Jet Airways seeks help of lenders in bid to avoid default4 min read . Updated: 14 Aug 2018, 08:37 AM IST
Jet Airways seeks a waiver of a loan covenant on its existing debt facility of about $185 million, and tells the lenders that it would not be able to meet the minimum $50 million profit condition for FY19 as stipulated in the loan covenant
Mumbai: Jet Airways (India) Ltd has written to a consortium of overseas lenders, seeking a waiver of a loan covenant on its existing debt facility of about $185 million, two people directly aware of the development said. The move is part of efforts by the embattled carrier, controlled by Naresh Goyal, to avoid a default on its loan repayment obligation, the people said, requesting anonymity. The loan was arranged by Dubai-based Mashreq Bank.
Jet Airways told the lenders that it would not be able to meet the minimum $50 million profit condition for FY19 as stipulated in the loan covenant, one of the two people cited above said.
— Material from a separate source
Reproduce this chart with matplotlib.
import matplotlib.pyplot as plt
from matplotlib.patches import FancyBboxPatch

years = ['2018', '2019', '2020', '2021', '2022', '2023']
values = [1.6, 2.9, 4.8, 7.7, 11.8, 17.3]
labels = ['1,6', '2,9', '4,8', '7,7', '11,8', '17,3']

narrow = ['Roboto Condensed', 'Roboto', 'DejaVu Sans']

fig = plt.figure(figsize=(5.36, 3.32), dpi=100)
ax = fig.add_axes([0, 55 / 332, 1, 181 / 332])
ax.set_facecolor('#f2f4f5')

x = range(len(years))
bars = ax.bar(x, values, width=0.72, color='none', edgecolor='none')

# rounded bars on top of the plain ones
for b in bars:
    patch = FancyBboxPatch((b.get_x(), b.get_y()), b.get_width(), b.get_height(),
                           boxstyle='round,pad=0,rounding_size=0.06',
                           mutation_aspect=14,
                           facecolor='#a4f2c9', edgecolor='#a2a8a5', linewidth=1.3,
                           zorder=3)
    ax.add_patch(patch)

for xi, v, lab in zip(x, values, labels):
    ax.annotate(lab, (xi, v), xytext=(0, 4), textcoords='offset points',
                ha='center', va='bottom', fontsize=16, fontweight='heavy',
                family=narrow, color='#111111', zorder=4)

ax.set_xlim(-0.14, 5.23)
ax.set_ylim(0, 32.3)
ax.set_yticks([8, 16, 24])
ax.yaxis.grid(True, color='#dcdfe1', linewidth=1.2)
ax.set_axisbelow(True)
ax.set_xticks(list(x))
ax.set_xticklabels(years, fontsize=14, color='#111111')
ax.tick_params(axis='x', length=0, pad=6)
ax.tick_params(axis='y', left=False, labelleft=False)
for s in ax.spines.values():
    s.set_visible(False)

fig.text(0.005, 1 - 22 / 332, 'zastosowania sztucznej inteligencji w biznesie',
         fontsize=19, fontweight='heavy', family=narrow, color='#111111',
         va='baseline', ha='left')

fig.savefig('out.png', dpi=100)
“The lender group comprising several United Arab Emirates-based banks is yet to take a final decision on the airline’s request," the person said. The Dubai branch of ICICI Bank Ltd also contributed to the $185 million loan to Jet Airways, the person said without disclosing the other lenders.
Covenants are conditions put in place by lenders to protect themselves from defaults by borrowers. Lenders may recall a loan, seize assets or slap penalties in case the borrower violates a loan covenant.
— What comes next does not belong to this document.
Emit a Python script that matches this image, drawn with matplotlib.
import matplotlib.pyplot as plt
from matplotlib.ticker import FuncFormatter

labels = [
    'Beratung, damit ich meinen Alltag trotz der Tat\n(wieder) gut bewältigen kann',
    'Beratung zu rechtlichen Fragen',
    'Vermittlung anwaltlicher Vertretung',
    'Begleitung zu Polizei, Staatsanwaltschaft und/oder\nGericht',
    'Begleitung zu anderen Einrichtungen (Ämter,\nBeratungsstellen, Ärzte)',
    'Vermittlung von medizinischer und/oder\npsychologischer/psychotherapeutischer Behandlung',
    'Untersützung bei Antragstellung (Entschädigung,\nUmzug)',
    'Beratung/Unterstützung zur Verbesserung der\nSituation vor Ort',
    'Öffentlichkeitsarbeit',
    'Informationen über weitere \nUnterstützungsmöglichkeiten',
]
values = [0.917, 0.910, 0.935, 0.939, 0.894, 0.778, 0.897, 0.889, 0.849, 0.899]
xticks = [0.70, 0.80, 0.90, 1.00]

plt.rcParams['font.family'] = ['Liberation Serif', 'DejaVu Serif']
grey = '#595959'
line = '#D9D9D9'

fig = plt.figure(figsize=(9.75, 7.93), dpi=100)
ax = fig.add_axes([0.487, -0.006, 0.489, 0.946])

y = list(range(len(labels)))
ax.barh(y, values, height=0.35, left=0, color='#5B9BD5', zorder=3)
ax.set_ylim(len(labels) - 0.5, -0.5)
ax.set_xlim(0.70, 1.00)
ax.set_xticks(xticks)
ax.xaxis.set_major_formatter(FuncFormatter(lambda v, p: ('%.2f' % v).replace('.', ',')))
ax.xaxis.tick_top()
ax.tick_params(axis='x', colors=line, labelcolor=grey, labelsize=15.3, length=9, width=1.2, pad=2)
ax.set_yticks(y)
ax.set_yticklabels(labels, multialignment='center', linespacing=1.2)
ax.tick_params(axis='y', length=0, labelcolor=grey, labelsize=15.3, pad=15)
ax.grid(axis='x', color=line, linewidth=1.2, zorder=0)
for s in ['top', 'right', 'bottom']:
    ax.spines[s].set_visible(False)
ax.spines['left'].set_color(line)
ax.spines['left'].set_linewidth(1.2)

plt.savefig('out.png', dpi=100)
Rising jet fuel prices and a weakening rupee have swelled operating costs of Indian airlines as a majority of the payments are dollar-denominated, resulting in carriers reporting losses or lower profits in the past couple of quarters.
The benchmark Brent crude price surged 40% in the past 12 months. In the same period, the rupee weakened 8.2% against the dollar.
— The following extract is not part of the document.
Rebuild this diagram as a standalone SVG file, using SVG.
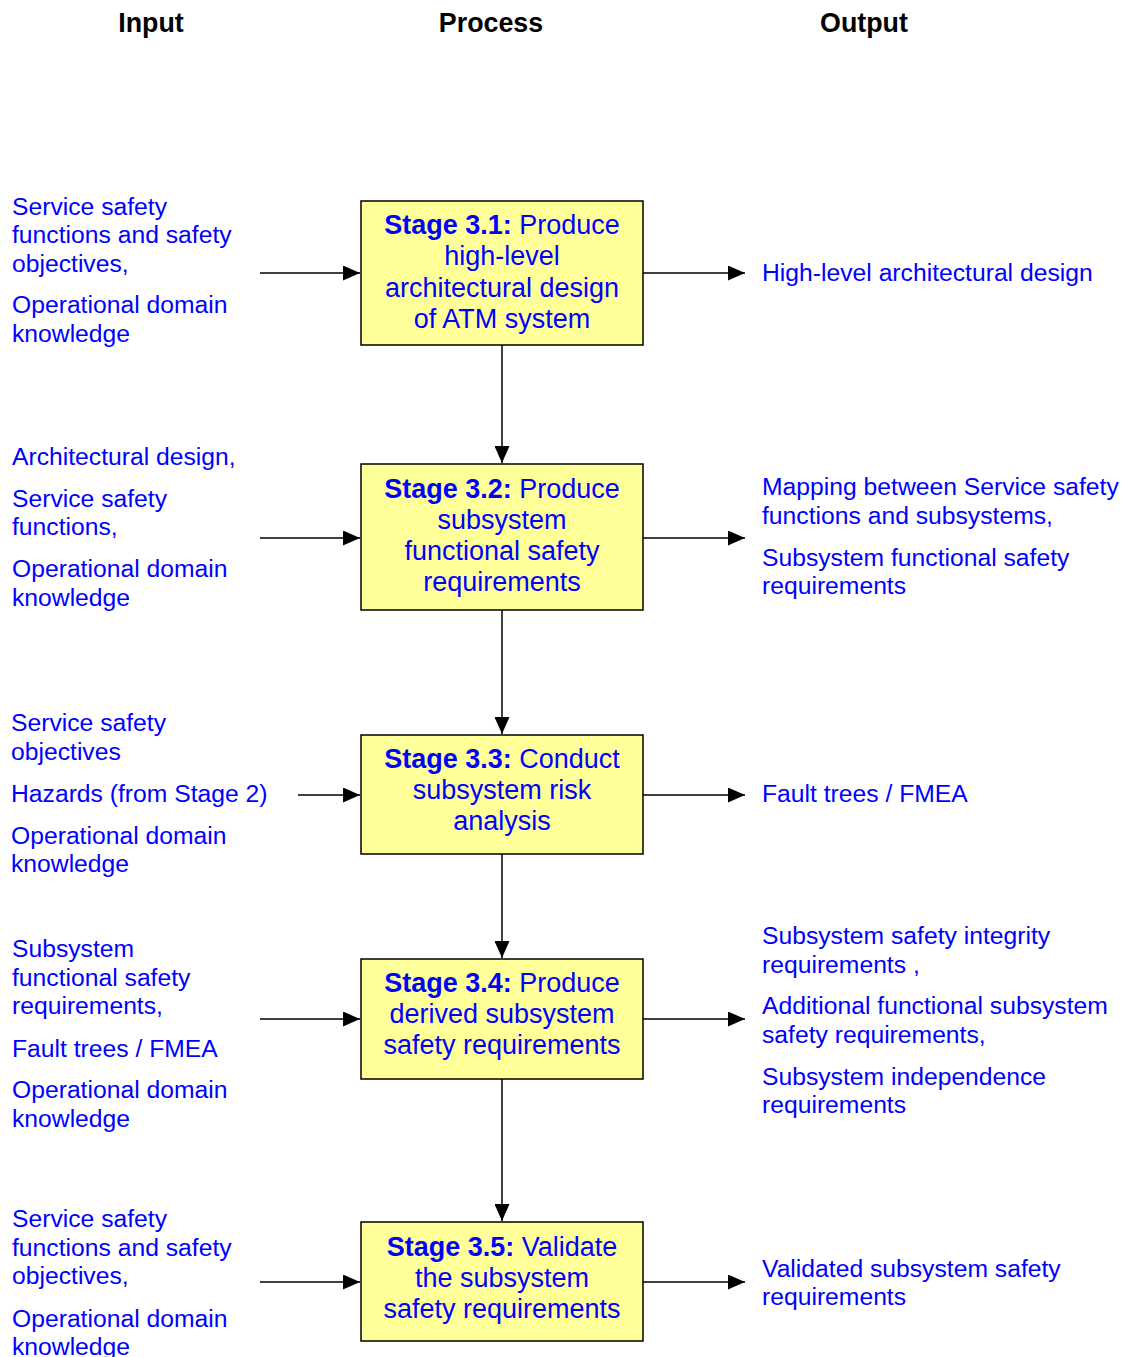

The people cited before said Jet Airways has to repay or refinance a total of at least $500 million of its existing debt in the near future to avert a potential default.
“Jet Airways has also been in talks with domestic lenders in India to raise rupee debt, but the talks are yet to fructify," the second person said.
A Jet Airways spokesperson said the airline has an excellent relationship with its lenders and is compliant with credit agreements.
“... if any waiver of certain condition is required, it is obtained on timely manner," the spokesperson said on Sunday, without elaborating.
Jet Airways had on Saturday said that it had been regular in payment obligations to lenders and statutory dues including provident fund obligations.
Mint had on 3 August reported that Jet Airways has approached investment banks again to help sell a stake in the carrier, citing two people with direct knowledge of the matter.
Raising additional funds is critical for the airline, owned 24% by Etihad Airways PJSC of Abu Dhabi, as it faces several challenges including a surge in fuel prices, weaker rupee and intensifying competition.
On Monday, the spokesperson for Jet Airways said the airline “has been evaluating various funding options to meet its liquidity requirements on priority". The spokesperson, however, said that “the recent news on stake sale by Jet as well as any move to monetize its investment in the frequent flier programme, Jet Privilege, is purely speculative".
The carrier had a total debt of ₹ 9,430 crore ($1.4 billion) as of 31 March 2018, according to data compiled by Bloomberg.
A senior State Bank of India official, who spoke on condition of anonymity, said on Monday that while Jet Airways’ is considered a standard account and not a special mention account (SMA1 or SMA2), it has been placed on the watch list. The official said SBI is closely monitoring Jet Airways’ repayment schedules.
SBI, one of Jet Airways’ top lenders, has an exposure of less than ₹ 2,000 crore in the airline.
A large part of SBI’s exposure to Jet Airways is in the form of non-fund exposures through guarantees.
The Reserve Bank of India (RBI) classifies loans with overdues of 31-60 days as SMA1 and the ones with repayment overdues between 61-90 days as SMA2. Both SMA1 and SMA2 fall under the standard category of loans. It is only after a loan is overdue beyond 90 days that it is termed non-performing and substandard.
The banker added that the company had also not been classified as an SMA0 account. Under RBI’s classification, loan repayment overdues of up to 30 days are termed SMA0.
Spokespeople at ICICI Bank and Mashreq Bank didn’t immediately respond to emails seeking comments.
Jet Airways had on 10 August deferred announcing earnings for the quarter ended 30 June. It said the chairman of the audit committee informed the airline’s board at its meeting that day that the management needed further time to finalize the accounts.
Jet Airways has yet to announce a fresh date for the quarterly earnings. A spokesperson said the revised dates would be informed in due course.
Press Trust of India on 13 August said the Directorate General of Civil Aviation is set to conduct a financial audit of Jet Airways after the airline postponed its June quarter earnings.
Jet Airways shares have taken a beating in recent days. They declined nearly 14% in the last 30 days. On Monday, it rose 3.6% to ₹ 286.50, outpacing the benchmark Sensex’s 0.59% gain.